В тот же день я с болью в сердце говорю Лене «Ну, Ленечка, теперь нам предстоит очень трудный год. За пианино надо платить четыреста рублей в месяц. Придется нам с тобой сжаться, насколько возможно ведь без пианино мне дольше жить невозможно»

Леня соглашается, что ему еще остается, но потом часто замечаю, как ему это неприятно, ведь бывает, что я не даю ему денег даже на кино, особенно когда время подходит ко взносу за пианино. В еде, правда, стараюсь не отказывать.

Без мамы мне трудно вырвать время на хозяйство. Бывает, в консерватории «окно» — меньше часа,— и я за это время успеваю домчаться домой, поджарить мясо, картошку, завернуть во что-нибудь и засунуть под подушку, чтобы там дошло, чтобы к Лениному приходу из школы ему было что поесть.

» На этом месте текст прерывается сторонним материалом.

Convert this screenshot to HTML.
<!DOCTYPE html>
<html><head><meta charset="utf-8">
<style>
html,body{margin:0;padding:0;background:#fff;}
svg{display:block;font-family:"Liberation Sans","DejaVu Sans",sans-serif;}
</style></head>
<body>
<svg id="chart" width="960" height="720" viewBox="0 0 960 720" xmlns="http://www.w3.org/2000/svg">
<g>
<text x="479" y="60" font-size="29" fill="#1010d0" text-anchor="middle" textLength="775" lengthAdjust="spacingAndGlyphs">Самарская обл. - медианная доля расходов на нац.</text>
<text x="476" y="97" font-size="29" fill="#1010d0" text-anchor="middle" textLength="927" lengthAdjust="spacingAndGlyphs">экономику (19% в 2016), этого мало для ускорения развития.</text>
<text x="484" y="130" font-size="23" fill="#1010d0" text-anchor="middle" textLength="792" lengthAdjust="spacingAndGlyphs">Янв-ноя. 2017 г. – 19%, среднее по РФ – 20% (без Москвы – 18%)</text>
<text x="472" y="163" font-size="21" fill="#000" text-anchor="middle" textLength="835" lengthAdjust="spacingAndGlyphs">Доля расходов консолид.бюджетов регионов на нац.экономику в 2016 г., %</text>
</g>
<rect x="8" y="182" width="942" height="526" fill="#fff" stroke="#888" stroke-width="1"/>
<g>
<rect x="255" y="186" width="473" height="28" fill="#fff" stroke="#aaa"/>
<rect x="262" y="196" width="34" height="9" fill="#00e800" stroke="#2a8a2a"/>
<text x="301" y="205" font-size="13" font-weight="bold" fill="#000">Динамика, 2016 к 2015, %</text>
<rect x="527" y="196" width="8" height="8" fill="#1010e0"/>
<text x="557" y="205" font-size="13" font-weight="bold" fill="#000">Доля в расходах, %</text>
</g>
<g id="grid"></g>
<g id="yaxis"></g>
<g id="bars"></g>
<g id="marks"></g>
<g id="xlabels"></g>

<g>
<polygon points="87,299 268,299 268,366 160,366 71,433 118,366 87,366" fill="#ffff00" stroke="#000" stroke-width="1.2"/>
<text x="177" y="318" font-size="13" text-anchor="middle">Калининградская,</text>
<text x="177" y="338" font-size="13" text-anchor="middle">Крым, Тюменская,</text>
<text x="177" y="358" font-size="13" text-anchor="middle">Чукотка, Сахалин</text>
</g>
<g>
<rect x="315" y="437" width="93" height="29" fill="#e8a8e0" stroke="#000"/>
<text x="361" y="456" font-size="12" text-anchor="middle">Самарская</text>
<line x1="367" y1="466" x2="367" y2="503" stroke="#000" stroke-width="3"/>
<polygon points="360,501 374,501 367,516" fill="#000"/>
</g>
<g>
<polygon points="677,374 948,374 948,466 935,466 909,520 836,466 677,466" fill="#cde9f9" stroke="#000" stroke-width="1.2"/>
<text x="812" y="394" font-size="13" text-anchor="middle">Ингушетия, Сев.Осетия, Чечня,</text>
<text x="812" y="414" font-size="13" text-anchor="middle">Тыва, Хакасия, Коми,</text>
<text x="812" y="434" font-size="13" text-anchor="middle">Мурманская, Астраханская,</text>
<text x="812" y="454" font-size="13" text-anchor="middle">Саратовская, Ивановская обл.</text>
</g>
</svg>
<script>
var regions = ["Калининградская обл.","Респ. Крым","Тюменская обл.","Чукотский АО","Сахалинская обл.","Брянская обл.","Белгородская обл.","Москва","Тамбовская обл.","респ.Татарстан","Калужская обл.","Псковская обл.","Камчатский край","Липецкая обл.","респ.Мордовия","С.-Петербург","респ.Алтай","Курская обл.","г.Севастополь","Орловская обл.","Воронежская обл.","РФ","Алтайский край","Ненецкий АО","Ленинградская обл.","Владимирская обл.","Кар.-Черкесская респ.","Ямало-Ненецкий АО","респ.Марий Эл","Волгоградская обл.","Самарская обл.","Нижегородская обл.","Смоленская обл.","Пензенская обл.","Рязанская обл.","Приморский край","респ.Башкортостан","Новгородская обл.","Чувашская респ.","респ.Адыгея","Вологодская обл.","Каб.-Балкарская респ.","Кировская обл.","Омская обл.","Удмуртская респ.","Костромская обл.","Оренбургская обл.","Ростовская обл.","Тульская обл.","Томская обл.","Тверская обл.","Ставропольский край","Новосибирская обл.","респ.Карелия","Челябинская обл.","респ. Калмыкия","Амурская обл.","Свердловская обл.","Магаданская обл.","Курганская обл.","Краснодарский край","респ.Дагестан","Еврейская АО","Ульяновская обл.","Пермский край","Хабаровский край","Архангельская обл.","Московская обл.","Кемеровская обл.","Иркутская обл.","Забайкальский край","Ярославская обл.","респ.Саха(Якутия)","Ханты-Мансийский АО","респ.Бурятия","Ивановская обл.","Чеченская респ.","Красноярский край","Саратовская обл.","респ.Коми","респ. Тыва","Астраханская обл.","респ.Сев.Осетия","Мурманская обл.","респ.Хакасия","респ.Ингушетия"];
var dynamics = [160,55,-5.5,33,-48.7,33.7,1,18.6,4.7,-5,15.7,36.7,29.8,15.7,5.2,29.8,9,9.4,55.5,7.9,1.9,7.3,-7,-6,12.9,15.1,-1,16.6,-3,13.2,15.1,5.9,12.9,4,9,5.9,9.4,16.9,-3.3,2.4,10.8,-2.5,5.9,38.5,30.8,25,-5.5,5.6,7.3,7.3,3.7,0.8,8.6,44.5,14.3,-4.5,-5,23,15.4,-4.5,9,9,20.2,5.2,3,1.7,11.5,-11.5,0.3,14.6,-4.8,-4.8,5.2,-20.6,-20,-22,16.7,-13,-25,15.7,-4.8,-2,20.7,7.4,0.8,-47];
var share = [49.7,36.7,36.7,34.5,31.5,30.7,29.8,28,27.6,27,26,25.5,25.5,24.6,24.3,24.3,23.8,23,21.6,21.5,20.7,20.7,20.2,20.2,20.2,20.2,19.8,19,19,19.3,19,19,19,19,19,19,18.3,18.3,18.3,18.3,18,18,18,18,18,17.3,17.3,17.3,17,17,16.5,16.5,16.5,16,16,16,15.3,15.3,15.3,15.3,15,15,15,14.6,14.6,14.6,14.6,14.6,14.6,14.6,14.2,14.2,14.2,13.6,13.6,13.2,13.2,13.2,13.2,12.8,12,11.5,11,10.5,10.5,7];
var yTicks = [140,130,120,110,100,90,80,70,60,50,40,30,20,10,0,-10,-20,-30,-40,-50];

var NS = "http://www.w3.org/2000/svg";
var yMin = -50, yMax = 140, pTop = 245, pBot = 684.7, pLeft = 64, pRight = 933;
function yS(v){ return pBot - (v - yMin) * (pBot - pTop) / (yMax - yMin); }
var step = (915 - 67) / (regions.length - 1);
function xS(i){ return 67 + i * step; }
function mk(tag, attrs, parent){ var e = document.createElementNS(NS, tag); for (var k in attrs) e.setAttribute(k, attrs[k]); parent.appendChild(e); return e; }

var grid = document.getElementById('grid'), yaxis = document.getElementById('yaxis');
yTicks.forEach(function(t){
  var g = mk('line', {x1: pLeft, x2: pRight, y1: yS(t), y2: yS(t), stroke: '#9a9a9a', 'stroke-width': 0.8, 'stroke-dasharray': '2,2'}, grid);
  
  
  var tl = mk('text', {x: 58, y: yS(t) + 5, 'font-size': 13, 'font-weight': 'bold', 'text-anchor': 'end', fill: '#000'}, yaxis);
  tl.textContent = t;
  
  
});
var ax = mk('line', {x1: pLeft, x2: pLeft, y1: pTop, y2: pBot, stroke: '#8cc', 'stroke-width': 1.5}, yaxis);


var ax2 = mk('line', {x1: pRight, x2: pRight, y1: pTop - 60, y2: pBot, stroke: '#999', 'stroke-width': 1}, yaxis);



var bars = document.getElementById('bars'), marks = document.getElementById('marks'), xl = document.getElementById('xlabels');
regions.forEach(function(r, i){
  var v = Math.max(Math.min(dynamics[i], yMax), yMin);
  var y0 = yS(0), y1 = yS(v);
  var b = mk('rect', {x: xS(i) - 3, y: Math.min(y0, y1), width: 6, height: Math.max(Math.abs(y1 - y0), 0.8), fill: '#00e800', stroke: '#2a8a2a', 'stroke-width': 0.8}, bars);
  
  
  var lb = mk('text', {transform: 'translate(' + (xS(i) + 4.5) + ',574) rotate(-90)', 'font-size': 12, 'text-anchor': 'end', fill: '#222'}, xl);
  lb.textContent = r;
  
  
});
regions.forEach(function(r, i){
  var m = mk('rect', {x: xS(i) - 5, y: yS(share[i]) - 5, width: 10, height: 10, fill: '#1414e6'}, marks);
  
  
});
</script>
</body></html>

Да, трудно. Видимся с Леней практически только вечером да и то лишь в свободные от горного института вечера. А вообще-то, что греха таить, обстановка в доме без мамы стала легче, веселее. Уляжемся по своим постелям, погасим свет, и начинается нескончаемая беседа. О чем только ни говорим! И пошутим, и посмеемся, и о серьезном, о делах своих друг другу рассказываем. Любила я эти вечера. Да, наверное, и Леня любил.

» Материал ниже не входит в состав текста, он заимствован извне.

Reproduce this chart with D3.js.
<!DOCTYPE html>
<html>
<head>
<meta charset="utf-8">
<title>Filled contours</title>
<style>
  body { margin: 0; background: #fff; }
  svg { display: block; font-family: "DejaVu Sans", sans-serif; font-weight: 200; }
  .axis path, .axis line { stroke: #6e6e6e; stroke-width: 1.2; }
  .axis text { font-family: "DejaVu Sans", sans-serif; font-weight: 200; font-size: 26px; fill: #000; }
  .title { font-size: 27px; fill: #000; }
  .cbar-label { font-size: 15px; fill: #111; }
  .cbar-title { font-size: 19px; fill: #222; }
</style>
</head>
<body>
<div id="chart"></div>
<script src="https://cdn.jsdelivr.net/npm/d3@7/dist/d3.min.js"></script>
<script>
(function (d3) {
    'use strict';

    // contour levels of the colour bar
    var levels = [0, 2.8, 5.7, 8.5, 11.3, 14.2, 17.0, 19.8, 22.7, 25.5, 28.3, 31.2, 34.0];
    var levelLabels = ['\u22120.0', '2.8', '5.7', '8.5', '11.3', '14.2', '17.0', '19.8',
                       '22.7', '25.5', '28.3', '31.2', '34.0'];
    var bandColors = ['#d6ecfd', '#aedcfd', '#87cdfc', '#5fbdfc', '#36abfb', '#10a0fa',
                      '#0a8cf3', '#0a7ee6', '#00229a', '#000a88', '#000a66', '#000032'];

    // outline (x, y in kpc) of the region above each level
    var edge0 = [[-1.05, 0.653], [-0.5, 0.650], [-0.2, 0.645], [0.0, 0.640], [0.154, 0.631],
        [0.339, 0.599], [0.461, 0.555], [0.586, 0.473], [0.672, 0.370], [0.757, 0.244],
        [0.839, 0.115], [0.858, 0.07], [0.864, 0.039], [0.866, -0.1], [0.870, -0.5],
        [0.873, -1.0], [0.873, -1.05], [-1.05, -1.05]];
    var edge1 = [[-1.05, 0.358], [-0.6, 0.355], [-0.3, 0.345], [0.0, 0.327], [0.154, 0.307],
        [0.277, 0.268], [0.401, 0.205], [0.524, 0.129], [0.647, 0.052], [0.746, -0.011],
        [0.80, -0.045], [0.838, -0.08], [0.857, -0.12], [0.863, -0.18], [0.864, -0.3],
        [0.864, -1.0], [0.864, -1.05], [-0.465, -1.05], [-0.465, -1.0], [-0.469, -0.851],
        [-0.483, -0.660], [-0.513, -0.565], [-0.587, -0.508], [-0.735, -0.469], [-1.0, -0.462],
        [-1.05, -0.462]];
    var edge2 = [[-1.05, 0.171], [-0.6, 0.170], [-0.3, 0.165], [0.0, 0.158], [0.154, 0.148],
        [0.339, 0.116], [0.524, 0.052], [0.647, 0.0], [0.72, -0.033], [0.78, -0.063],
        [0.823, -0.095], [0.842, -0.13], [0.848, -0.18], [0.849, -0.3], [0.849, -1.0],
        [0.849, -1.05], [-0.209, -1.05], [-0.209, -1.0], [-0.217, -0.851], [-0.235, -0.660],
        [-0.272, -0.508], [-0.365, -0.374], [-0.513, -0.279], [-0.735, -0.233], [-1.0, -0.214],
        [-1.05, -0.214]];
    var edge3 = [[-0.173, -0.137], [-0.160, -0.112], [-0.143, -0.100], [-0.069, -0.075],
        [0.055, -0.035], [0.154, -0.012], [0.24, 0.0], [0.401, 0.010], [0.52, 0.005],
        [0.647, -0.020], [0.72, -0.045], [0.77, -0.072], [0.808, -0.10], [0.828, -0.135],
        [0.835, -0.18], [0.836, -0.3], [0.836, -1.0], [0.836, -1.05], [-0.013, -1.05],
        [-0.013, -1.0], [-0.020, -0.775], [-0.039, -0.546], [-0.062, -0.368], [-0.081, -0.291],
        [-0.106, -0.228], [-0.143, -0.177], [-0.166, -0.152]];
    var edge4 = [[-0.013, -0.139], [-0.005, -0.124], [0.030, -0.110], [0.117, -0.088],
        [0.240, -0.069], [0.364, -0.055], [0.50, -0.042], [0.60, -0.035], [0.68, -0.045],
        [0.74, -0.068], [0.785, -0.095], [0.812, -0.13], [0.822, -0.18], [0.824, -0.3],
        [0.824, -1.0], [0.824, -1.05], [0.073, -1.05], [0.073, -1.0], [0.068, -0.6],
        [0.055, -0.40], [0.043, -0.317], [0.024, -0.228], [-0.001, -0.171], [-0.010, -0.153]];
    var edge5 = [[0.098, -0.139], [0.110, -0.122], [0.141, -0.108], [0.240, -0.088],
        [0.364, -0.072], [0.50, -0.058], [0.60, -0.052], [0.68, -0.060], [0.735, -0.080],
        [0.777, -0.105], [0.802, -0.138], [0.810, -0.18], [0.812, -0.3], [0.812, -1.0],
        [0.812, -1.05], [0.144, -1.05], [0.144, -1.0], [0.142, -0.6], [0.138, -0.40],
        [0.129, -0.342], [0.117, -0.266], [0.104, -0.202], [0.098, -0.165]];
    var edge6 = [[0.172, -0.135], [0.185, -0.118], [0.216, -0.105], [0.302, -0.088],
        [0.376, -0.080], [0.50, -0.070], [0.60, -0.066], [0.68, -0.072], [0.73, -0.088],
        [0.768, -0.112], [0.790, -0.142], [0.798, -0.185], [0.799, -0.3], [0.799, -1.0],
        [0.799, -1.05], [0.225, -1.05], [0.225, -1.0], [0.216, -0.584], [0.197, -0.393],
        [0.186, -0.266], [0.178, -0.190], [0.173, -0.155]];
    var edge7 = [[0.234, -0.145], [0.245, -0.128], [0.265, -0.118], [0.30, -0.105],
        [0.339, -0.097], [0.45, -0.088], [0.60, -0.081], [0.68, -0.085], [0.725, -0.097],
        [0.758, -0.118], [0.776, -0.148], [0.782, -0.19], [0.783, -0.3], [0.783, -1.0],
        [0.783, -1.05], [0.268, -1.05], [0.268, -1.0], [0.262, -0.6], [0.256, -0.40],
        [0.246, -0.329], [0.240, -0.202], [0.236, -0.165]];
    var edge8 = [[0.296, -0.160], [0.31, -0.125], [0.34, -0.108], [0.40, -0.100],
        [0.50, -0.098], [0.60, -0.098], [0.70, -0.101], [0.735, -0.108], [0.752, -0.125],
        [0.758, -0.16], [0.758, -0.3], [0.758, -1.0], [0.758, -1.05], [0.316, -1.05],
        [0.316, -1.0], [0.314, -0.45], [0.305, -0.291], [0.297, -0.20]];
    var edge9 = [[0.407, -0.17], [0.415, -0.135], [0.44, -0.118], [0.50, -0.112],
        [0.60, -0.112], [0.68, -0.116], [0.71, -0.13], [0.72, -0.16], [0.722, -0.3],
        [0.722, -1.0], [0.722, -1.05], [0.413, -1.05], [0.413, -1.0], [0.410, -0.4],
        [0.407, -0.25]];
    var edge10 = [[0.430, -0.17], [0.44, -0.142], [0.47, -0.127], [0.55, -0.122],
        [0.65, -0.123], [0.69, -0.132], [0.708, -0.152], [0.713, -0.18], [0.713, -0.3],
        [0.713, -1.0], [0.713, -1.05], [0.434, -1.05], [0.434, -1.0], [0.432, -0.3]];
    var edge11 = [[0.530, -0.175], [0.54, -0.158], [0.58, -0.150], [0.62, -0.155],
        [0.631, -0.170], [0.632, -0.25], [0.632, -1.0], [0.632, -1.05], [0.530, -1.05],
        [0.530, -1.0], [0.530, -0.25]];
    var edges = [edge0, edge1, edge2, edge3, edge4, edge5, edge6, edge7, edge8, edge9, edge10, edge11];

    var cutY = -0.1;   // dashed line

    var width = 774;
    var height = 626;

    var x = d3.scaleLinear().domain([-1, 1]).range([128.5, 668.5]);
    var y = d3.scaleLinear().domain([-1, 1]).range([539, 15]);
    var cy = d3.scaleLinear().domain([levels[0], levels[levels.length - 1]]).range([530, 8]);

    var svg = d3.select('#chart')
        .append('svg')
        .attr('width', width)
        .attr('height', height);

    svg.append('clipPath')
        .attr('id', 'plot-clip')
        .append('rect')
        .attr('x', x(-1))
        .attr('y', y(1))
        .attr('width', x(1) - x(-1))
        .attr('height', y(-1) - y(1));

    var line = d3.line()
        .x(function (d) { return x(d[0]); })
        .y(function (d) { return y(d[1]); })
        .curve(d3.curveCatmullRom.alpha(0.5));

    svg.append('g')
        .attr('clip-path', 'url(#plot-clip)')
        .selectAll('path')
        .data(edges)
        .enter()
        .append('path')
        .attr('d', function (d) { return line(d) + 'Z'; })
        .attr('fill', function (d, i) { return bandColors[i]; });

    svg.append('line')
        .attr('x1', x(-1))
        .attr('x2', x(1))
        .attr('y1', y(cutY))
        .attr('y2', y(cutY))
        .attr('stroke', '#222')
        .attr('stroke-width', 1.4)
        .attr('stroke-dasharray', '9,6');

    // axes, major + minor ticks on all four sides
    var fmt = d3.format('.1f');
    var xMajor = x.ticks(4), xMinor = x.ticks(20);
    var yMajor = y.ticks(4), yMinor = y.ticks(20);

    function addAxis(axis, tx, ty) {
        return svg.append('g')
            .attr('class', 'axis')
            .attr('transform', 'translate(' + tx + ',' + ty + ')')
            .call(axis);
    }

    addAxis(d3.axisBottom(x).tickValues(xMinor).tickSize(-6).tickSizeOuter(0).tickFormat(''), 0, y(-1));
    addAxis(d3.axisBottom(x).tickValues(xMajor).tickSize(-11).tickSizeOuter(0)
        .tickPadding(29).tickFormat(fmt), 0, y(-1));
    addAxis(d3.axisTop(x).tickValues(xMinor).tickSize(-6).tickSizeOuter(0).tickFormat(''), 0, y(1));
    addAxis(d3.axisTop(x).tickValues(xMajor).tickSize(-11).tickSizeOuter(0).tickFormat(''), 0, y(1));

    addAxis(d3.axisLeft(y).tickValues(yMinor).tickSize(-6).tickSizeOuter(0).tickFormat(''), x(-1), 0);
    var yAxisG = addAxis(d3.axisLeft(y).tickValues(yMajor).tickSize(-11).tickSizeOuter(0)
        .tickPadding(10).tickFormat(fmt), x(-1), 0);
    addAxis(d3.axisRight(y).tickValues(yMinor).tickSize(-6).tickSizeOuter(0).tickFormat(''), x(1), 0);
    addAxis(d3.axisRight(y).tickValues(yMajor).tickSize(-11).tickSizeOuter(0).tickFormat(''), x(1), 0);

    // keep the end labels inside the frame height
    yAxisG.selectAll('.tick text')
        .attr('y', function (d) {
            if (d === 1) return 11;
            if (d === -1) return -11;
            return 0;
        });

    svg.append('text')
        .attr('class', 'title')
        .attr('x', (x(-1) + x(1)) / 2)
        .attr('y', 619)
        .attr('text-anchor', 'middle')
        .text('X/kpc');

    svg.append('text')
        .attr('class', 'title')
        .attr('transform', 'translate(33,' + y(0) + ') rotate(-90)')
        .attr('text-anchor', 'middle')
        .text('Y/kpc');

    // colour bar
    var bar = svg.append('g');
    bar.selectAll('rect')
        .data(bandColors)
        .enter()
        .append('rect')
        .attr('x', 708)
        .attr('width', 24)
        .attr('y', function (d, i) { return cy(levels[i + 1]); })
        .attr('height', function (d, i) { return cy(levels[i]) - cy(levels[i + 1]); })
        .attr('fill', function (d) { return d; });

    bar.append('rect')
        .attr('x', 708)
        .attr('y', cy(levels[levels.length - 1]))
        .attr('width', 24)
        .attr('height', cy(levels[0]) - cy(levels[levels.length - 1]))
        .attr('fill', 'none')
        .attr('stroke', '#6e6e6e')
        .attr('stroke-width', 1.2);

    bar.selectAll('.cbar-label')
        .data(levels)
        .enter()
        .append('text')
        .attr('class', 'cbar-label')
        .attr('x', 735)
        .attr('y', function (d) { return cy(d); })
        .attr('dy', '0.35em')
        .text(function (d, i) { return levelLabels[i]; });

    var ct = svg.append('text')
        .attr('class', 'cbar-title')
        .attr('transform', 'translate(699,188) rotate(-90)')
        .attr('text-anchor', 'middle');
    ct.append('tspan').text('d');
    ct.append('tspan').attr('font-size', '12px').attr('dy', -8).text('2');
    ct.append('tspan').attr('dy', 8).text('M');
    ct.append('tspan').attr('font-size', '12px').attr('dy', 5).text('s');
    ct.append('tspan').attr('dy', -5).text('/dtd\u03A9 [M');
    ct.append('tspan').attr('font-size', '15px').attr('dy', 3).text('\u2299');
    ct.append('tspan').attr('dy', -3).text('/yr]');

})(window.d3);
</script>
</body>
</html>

Учится он хорошо, без всякого моего вмешательства. Вот только пишет плохо. Грамотно, но неаккуратно, много клякс, да и почерк плохой — в меня пошел. Много читает, развит. Как он относится ко мне по-настоящему — не знаю. Пожалуй, хорошо относится. С легкой, почти ласковой иронией за которой четко чувствую и уважение. А вот любит ли? Наверное, в какой-то мере да, то есть не безоговорочно, а именно с оговорками. И называет меня ласково: «Ир», а мамой никогда. Я на эту тему с ним не заговариваю, хоть иной раз,— ох, как больно бывает!

Мало внимания, мало времени уделяю я Лене, но больше не могу.

Маму вскоре взяла к себе сестра Тани. Дети разъехались учиться, Лиза и Юлик — в Алма-Ату, Боря — в Кентау, в техникум, а Тане вдобавок к ее большой комнате дали еще одну, маленькую, но совсем отдельную. Забрав маму к себе, Таня, честно говоря, сняла большую тяжесть с моей души. Ведь нелегко было думать о том, что наша мама живет у чужих, пусть и хороших, людей.